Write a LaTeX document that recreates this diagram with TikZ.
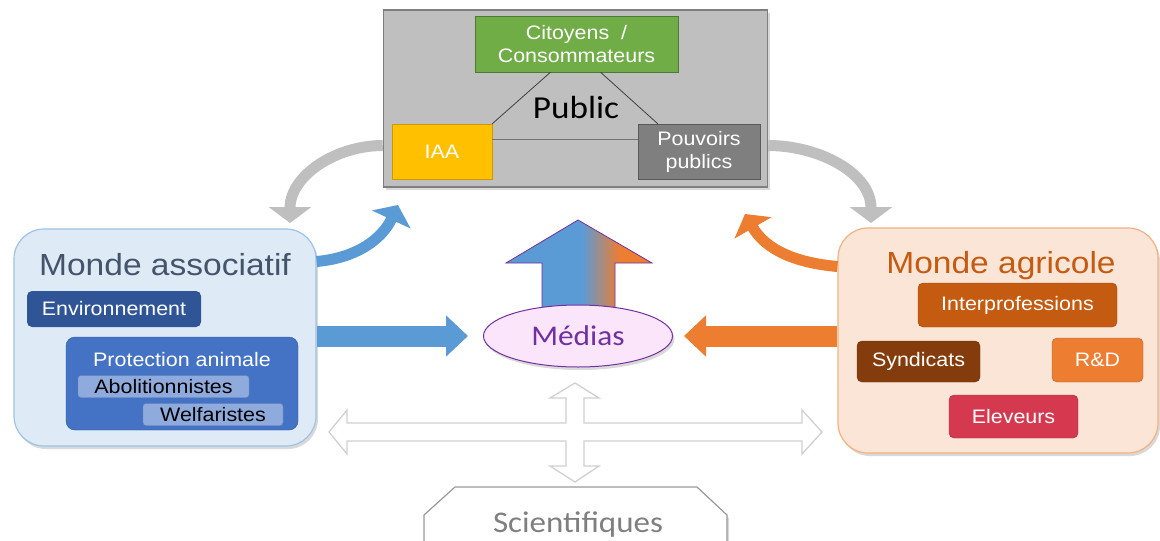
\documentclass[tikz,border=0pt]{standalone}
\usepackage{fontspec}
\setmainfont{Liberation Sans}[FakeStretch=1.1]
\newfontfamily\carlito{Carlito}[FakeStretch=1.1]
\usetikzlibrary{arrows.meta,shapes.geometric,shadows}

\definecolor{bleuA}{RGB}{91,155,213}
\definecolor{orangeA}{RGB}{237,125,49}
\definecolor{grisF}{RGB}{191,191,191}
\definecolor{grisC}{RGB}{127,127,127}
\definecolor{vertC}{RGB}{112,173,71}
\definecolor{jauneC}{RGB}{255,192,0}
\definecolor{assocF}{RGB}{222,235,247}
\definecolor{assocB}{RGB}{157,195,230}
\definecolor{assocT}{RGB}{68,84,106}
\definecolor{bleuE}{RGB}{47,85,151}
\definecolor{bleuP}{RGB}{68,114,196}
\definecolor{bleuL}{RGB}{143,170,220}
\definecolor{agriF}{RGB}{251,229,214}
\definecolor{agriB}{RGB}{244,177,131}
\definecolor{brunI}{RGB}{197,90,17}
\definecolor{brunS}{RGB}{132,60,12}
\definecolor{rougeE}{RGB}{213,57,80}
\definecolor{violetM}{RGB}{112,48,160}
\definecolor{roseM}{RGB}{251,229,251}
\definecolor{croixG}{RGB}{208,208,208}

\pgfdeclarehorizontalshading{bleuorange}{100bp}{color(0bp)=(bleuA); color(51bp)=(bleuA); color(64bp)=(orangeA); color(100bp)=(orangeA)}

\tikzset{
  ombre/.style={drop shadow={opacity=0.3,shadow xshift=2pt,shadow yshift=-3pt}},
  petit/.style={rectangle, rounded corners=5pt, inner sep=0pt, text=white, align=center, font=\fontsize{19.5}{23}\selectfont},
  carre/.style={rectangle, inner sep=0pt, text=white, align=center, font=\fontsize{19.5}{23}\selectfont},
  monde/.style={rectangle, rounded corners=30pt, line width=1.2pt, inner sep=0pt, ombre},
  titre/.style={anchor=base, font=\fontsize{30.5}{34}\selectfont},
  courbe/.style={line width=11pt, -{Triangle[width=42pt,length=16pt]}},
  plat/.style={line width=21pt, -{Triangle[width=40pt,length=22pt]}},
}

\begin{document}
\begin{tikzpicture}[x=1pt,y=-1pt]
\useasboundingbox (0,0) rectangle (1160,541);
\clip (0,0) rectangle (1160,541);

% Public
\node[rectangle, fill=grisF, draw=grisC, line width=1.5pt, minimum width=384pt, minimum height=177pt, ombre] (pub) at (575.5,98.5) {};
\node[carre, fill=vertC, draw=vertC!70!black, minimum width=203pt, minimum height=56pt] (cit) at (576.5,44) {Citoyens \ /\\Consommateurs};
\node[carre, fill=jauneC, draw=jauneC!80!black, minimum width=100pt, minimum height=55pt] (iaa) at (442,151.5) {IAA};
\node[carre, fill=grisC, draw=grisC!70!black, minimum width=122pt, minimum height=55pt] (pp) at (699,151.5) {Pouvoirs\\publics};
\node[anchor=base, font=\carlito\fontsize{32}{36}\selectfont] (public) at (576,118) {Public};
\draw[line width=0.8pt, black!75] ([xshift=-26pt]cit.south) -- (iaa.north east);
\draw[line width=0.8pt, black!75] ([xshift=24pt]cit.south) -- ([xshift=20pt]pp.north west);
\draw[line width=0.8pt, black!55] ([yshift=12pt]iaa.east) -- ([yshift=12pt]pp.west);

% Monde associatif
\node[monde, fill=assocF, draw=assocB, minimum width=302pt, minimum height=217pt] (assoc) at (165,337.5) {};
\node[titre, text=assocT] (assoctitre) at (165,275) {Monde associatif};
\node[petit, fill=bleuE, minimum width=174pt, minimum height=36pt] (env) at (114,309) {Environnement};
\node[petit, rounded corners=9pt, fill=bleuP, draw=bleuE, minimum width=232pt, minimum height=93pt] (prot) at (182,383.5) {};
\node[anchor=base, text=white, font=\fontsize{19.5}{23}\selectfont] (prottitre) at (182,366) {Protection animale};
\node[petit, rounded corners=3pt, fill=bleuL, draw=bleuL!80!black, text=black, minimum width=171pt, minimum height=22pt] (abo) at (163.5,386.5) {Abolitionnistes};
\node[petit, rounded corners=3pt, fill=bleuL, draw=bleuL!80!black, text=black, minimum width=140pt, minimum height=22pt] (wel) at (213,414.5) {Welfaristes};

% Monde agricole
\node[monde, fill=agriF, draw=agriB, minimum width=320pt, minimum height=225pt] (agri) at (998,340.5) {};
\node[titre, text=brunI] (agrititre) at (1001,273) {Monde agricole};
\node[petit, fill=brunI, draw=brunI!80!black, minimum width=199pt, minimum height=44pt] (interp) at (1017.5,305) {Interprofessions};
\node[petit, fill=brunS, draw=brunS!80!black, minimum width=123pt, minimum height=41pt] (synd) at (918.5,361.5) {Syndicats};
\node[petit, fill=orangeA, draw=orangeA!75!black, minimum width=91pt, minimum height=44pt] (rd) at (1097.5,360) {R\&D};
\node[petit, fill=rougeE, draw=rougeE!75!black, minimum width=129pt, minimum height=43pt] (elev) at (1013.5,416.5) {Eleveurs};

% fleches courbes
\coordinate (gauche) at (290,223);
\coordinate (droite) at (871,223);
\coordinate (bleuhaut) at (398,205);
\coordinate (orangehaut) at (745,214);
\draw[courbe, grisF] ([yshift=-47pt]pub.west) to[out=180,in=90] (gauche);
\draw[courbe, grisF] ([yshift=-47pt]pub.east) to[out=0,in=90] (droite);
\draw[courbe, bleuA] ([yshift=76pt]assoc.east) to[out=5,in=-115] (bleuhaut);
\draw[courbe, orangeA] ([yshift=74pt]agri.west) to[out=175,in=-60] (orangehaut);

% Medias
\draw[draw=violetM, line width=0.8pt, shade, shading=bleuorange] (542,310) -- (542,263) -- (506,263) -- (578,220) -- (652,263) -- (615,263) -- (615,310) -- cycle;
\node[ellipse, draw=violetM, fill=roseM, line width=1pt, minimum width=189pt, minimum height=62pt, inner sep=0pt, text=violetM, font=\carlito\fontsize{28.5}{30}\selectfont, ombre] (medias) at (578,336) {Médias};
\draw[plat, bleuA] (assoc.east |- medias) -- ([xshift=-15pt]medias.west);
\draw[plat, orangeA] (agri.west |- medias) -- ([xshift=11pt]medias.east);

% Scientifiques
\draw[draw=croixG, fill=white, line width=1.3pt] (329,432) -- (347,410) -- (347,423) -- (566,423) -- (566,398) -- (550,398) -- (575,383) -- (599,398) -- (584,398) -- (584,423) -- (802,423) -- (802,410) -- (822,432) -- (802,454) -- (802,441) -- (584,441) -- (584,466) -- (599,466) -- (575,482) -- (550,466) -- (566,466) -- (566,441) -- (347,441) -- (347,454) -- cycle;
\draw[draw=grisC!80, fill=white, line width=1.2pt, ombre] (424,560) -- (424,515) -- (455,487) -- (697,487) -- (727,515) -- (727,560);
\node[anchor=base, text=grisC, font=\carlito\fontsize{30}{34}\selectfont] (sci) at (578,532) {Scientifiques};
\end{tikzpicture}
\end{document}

※

Exercise task:
Repeat the material verbatim. Do not carry over any picture.

Response:
Write a LaTeX document that recreates this diagram with TikZ.
\documentclass[tikz,border=0pt]{standalone}
\usepackage{fontspec}
\setmainfont{Liberation Sans}[FakeStretch=1.1]
\newfontfamily\carlito{Carlito}[FakeStretch=1.1]
\usetikzlibrary{arrows.meta,shapes.geometric,shadows}

\definecolor{bleuA}{RGB}{91,155,213}
\definecolor{orangeA}{RGB}{237,125,49}
\definecolor{grisF}{RGB}{191,191,191}
\definecolor{grisC}{RGB}{127,127,127}
\definecolor{vertC}{RGB}{112,173,71}
\definecolor{jauneC}{RGB}{255,192,0}
\definecolor{assocF}{RGB}{222,235,247}
\definecolor{assocB}{RGB}{157,195,230}
\definecolor{assocT}{RGB}{68,84,106}
\definecolor{bleuE}{RGB}{47,85,151}
\definecolor{bleuP}{RGB}{68,114,196}
\definecolor{bleuL}{RGB}{143,170,220}
\definecolor{agriF}{RGB}{251,229,214}
\definecolor{agriB}{RGB}{244,177,131}
\definecolor{brunI}{RGB}{197,90,17}
\definecolor{brunS}{RGB}{132,60,12}
\definecolor{rougeE}{RGB}{213,57,80}
\definecolor{violetM}{RGB}{112,48,160}
\definecolor{roseM}{RGB}{251,229,251}
\definecolor{croixG}{RGB}{208,208,208}

\pgfdeclarehorizontalshading{bleuorange}{100bp}{color(0bp)=(bleuA); color(51bp)=(bleuA); color(64bp)=(orangeA); color(100bp)=(orangeA)}

\tikzset{
  ombre/.style={drop shadow={opacity=0.3,shadow xshift=2pt,shadow yshift=-3pt}},
  petit/.style={rectangle, rounded corners=5pt, inner sep=0pt, text=white, align=center, font=\fontsize{19.5}{23}\selectfont},
  carre/.style={rectangle, inner sep=0pt, text=white, align=center, font=\fontsize{19.5}{23}\selectfont},
  monde/.style={rectangle, rounded corners=30pt, line width=1.2pt, inner sep=0pt, ombre},
  titre/.style={anchor=base, font=\fontsize{30.5}{34}\selectfont},
  courbe/.style={line width=11pt, -{Triangle[width=42pt,length=16pt]}},
  plat/.style={line width=21pt, -{Triangle[width=40pt,length=22pt]}},
}

\begin{document}
\begin{tikzpicture}[x=1pt,y=-1pt]
\useasboundingbox (0,0) rectangle (1160,541);
\clip (0,0) rectangle (1160,541);

% Public
\node[rectangle, fill=grisF, draw=grisC, line width=1.5pt, minimum width=384pt, minimum height=177pt, ombre] (pub) at (575.5,98.5) {};
\node[carre, fill=vertC, draw=vertC!70!black, minimum width=203pt, minimum height=56pt] (cit) at (576.5,44) {Citoyens \ /\\Consommateurs};
\node[carre, fill=jauneC, draw=jauneC!80!black, minimum width=100pt, minimum height=55pt] (iaa) at (442,151.5) {IAA};
\node[carre, fill=grisC, draw=grisC!70!black, minimum width=122pt, minimum height=55pt] (pp) at (699,151.5) {Pouvoirs\\publics};
\node[anchor=base, font=\carlito\fontsize{32}{36}\selectfont] (public) at (576,118) {Public};
\draw[line width=0.8pt, black!75] ([xshift=-26pt]cit.south) -- (iaa.north east);
\draw[line width=0.8pt, black!75] ([xshift=24pt]cit.south) -- ([xshift=20pt]pp.north west);
\draw[line width=0.8pt, black!55] ([yshift=12pt]iaa.east) -- ([yshift=12pt]pp.west);

% Monde associatif
\node[monde, fill=assocF, draw=assocB, minimum width=302pt, minimum height=217pt] (assoc) at (165,337.5) {};
\node[titre, text=assocT] (assoctitre) at (165,275) {Monde associatif};
\node[petit, fill=bleuE, minimum width=174pt, minimum height=36pt] (env) at (114,309) {Environnement};
\node[petit, rounded corners=9pt, fill=bleuP, draw=bleuE, minimum width=232pt, minimum height=93pt] (prot) at (182,383.5) {};
\node[anchor=base, text=white, font=\fontsize{19.5}{23}\selectfont] (prottitre) at (182,366) {Protection animale};
\node[petit, rounded corners=3pt, fill=bleuL, draw=bleuL!80!black, text=black, minimum width=171pt, minimum height=22pt] (abo) at (163.5,386.5) {Abolitionnistes};
\node[petit, rounded corners=3pt, fill=bleuL, draw=bleuL!80!black, text=black, minimum width=140pt, minimum height=22pt] (wel) at (213,414.5) {Welfaristes};

% Monde agricole
\node[monde, fill=agriF, draw=agriB, minimum width=320pt, minimum height=225pt] (agri) at (998,340.5) {};
\node[titre, text=brunI] (agrititre) at (1001,273) {Monde agricole};
\node[petit, fill=brunI, draw=brunI!80!black, minimum width=199pt, minimum height=44pt] (interp) at (1017.5,305) {Interprofessions};
\node[petit, fill=brunS, draw=brunS!80!black, minimum width=123pt, minimum height=41pt] (synd) at (918.5,361.5) {Syndicats};
\node[petit, fill=orangeA, draw=orangeA!75!black, minimum width=91pt, minimum height=44pt] (rd) at (1097.5,360) {R\&D};
\node[petit, fill=rougeE, draw=rougeE!75!black, minimum width=129pt, minimum height=43pt] (elev) at (1013.5,416.5) {Eleveurs};

% fleches courbes
\coordinate (gauche) at (290,223);
\coordinate (droite) at (871,223);
\coordinate (bleuhaut) at (398,205);
\coordinate (orangehaut) at (745,214);
\draw[courbe, grisF] ([yshift=-47pt]pub.west) to[out=180,in=90] (gauche);
\draw[courbe, grisF] ([yshift=-47pt]pub.east) to[out=0,in=90] (droite);
\draw[courbe, bleuA] ([yshift=76pt]assoc.east) to[out=5,in=-115] (bleuhaut);
\draw[courbe, orangeA] ([yshift=74pt]agri.west) to[out=175,in=-60] (orangehaut);

% Medias
\draw[draw=violetM, line width=0.8pt, shade, shading=bleuorange] (542,310) -- (542,263) -- (506,263) -- (578,220) -- (652,263) -- (615,263) -- (615,310) -- cycle;
\node[ellipse, draw=violetM, fill=roseM, line width=1pt, minimum width=189pt, minimum height=62pt, inner sep=0pt, text=violetM, font=\carlito\fontsize{28.5}{30}\selectfont, ombre] (medias) at (578,336) {Médias};
\draw[plat, bleuA] (assoc.east |- medias) -- ([xshift=-15pt]medias.west);
\draw[plat, orangeA] (agri.west |- medias) -- ([xshift=11pt]medias.east);

% Scientifiques
\draw[draw=croixG, fill=white, line width=1.3pt] (329,432) -- (347,410) -- (347,423) -- (566,423) -- (566,398) -- (550,398) -- (575,383) -- (599,398) -- (584,398) -- (584,423) -- (802,423) -- (802,410) -- (822,432) -- (802,454) -- (802,441) -- (584,441) -- (584,466) -- (599,466) -- (575,482) -- (550,466) -- (566,466) -- (566,441) -- (347,441) -- (347,454) -- cycle;
\draw[draw=grisC!80, fill=white, line width=1.2pt, ombre] (424,560) -- (424,515) -- (455,487) -- (697,487) -- (727,515) -- (727,560);
\node[anchor=base, text=grisC, font=\carlito\fontsize{30}{34}\selectfont] (sci) at (578,532) {Scientifiques};
\end{tikzpicture}
\end{document}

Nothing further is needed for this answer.